One path some companies use is to put the graph on the back page of a 10-K wrap, so it is not actually included in the 10-K itself.
Here is an example of a company, American Woodmark, that dealt with the issue by putting the graph in the 10-K wrap pages instead of the Form 10-K, in order to keep the graph from being filed. Check out page 12 of their ARS:
Yes, this one is pretty subtle, even picky, but one to think about.
As always, your comments and thoughts are welcome!
Here is the main part text of S-K Item 201(e).

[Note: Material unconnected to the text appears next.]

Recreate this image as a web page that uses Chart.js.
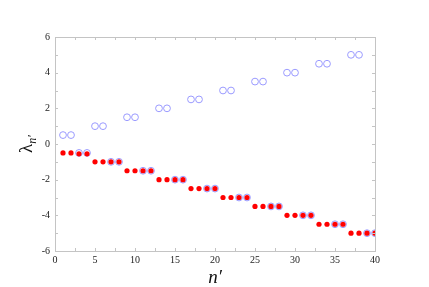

You can see the whole Item at:
S-K Item 201
(e) Performance graph. (1) Provide a line graph comparing the yearly percentage change in the registrant’s cumulative total shareholder return on a class of common stock registered under section 12 of the Exchange Act (as measured by dividing the sum of the cumulative amount of dividends for the measurement period, assuming dividend reinvestment, and the difference between the registrant’s share price at the end and the beginning of the measurement period; by the share price at the beginning of the measurement period) with:
(i) The cumulative total return of a broad equity market index assuming reinvestment of dividends, that includes companies whose equity securities are traded on the same exchange or are of comparable market capitalization; provided, however, that if the registrant is a company within the Standard & Poor’s 500 Stock Index, the registrant must use that index; and
(ii) The cumulative total return, assuming reinvestment of dividends, of:
(A) A published industry or line-of-business index;
(B) Peer issuer(s) selected in good faith. If the registrant does not select its peer issuer(s) on an industry or line-of-business basis, the registrant shall disclose the basis for its selection; or
(C) Issuer(s) with similar market capitalization(s), but only if the registrant does not use a published industry or line-of-business index and does not believe it can reasonably identify a peer group. If the registrant uses this alternative, the graph shall be accompanied by a statement of the reasons for this selection.